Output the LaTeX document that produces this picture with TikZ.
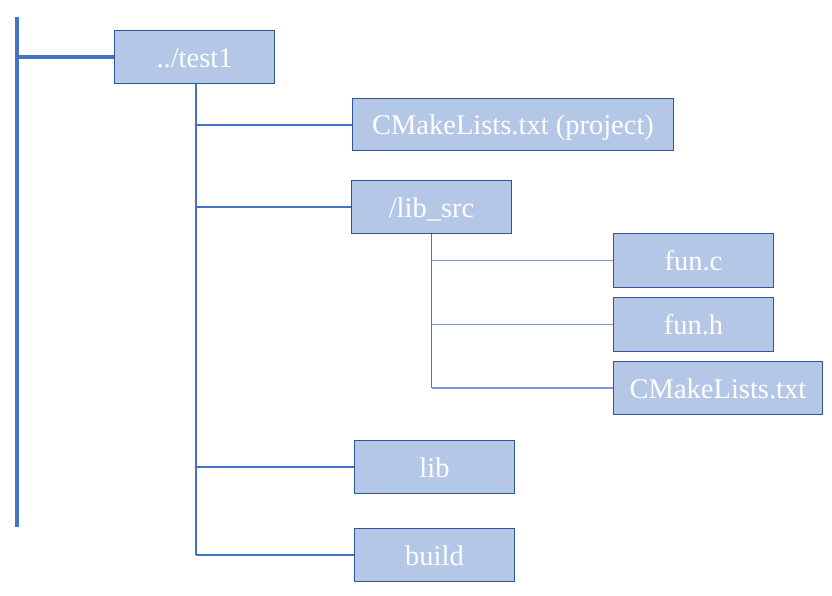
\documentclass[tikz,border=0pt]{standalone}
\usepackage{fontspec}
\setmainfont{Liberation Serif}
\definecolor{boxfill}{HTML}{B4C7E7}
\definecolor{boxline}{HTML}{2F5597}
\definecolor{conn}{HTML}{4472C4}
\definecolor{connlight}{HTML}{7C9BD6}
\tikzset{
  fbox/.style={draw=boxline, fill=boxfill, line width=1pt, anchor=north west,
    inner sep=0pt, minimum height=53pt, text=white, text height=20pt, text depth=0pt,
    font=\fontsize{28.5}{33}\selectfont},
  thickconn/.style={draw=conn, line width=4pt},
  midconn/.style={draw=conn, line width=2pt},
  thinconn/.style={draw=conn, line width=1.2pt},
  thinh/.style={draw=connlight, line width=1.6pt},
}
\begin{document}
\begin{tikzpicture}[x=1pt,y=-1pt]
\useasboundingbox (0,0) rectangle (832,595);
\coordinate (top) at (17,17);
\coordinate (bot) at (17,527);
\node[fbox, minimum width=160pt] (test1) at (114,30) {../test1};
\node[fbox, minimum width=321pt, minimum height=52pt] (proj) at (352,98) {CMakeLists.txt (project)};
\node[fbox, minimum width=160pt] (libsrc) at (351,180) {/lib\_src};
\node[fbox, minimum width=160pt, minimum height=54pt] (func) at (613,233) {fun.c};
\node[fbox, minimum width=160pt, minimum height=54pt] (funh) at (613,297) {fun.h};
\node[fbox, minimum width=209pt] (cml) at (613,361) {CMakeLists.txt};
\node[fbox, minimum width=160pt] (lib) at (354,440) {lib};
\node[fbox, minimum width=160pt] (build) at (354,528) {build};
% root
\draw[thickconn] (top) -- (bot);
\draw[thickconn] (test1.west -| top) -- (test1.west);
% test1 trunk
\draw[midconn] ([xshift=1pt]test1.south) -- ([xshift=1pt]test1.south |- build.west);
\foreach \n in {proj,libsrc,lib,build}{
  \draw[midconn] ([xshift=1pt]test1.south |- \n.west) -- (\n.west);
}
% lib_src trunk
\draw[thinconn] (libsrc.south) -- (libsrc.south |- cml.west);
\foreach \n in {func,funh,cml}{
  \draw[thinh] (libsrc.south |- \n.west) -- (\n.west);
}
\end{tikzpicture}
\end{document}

-------

Copy each line in full and exactly, omitting any picture.

Result:
Output the LaTeX document that produces this picture with TikZ.
\documentclass[tikz,border=0pt]{standalone}
\usepackage{fontspec}
\setmainfont{Liberation Serif}
\definecolor{boxfill}{HTML}{B4C7E7}
\definecolor{boxline}{HTML}{2F5597}
\definecolor{conn}{HTML}{4472C4}
\definecolor{connlight}{HTML}{7C9BD6}
\tikzset{
  fbox/.style={draw=boxline, fill=boxfill, line width=1pt, anchor=north west,
    inner sep=0pt, minimum height=53pt, text=white, text height=20pt, text depth=0pt,
    font=\fontsize{28.5}{33}\selectfont},
  thickconn/.style={draw=conn, line width=4pt},
  midconn/.style={draw=conn, line width=2pt},
  thinconn/.style={draw=conn, line width=1.2pt},
  thinh/.style={draw=connlight, line width=1.6pt},
}
\begin{document}
\begin{tikzpicture}[x=1pt,y=-1pt]
\useasboundingbox (0,0) rectangle (832,595);
\coordinate (top) at (17,17);
\coordinate (bot) at (17,527);
\node[fbox, minimum width=160pt] (test1) at (114,30) {../test1};
\node[fbox, minimum width=321pt, minimum height=52pt] (proj) at (352,98) {CMakeLists.txt (project)};
\node[fbox, minimum width=160pt] (libsrc) at (351,180) {/lib\_src};
\node[fbox, minimum width=160pt, minimum height=54pt] (func) at (613,233) {fun.c};
\node[fbox, minimum width=160pt, minimum height=54pt] (funh) at (613,297) {fun.h};
\node[fbox, minimum width=209pt] (cml) at (613,361) {CMakeLists.txt};
\node[fbox, minimum width=160pt] (lib) at (354,440) {lib};
\node[fbox, minimum width=160pt] (build) at (354,528) {build};
% root
\draw[thickconn] (top) -- (bot);
\draw[thickconn] (test1.west -| top) -- (test1.west);
% test1 trunk
\draw[midconn] ([xshift=1pt]test1.south) -- ([xshift=1pt]test1.south |- build.west);
\foreach \n in {proj,libsrc,lib,build}{
  \draw[midconn] ([xshift=1pt]test1.south |- \n.west) -- (\n.west);
}
% lib_src trunk
\draw[thinconn] (libsrc.south) -- (libsrc.south |- cml.west);
\foreach \n in {func,funh,cml}{
  \draw[thinh] (libsrc.south |- \n.west) -- (\n.west);
}
\end{tikzpicture}
\end{document}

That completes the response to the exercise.